この首脳会議に出席したニコラエ・チャウシェスクはソ連に対し、東ヨーロッパおよび中央ヨーロッパのすべての国々、チェコスロヴァキア、ハンガリー、ポーランド、ドイツからソ連軍を撤退させるよう要求した[52]。ゴルバチョフとチャウシェスクによる最後の会談に同席していたチャウシェスクの軍事顧問で閣僚評議会第一副議長、イオン・ディンカによれば、二人の会話には「下品な言葉だけが欠落していた」という。ペレストロイカについて、チャウシェスクは「いかなる改革政策も実施しない」と拒否し、それに対してゴルバチョフは「極めて深刻な結果をもたらすだろう」と述べ、チャウシェスクを精神的に追い詰めたという[53]。

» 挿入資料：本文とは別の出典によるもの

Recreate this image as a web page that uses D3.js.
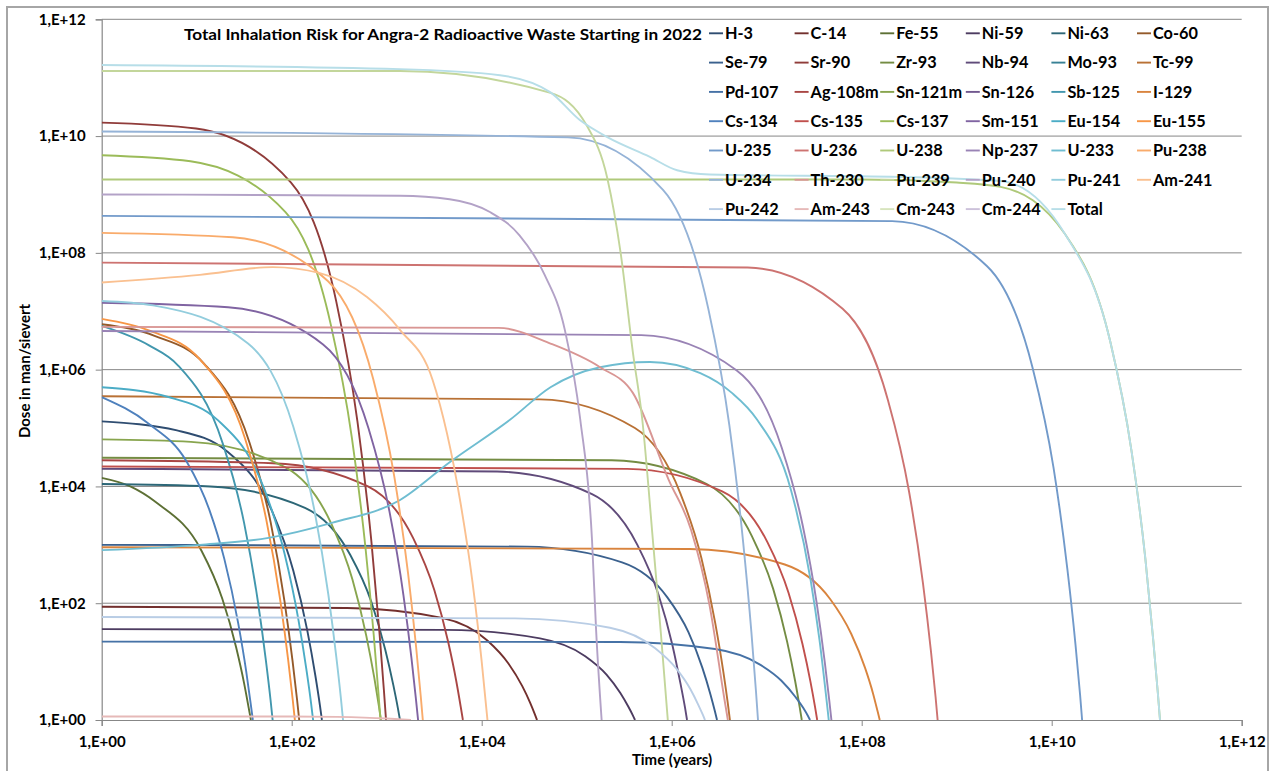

チャウシェスクと西側の関係は、1980年代に著しく悪化した。1987年以降、チャウシェスクは経済相互援助会議の加盟国やG7諸国への訪問を拒否され、1988年には貿易における最恵国待遇からも外された[7]。
チャウシェスクは、1989年の秋から冬にかけて、世界各地からの代表団に会い、取材に応じた。この間にルーマニア国内のさまざまな企業を訪問し、そのたびに称号を授与された。生産担当班から話を聞き、チャウシェスクは国内の情勢について多くのことを知っていたという[48]。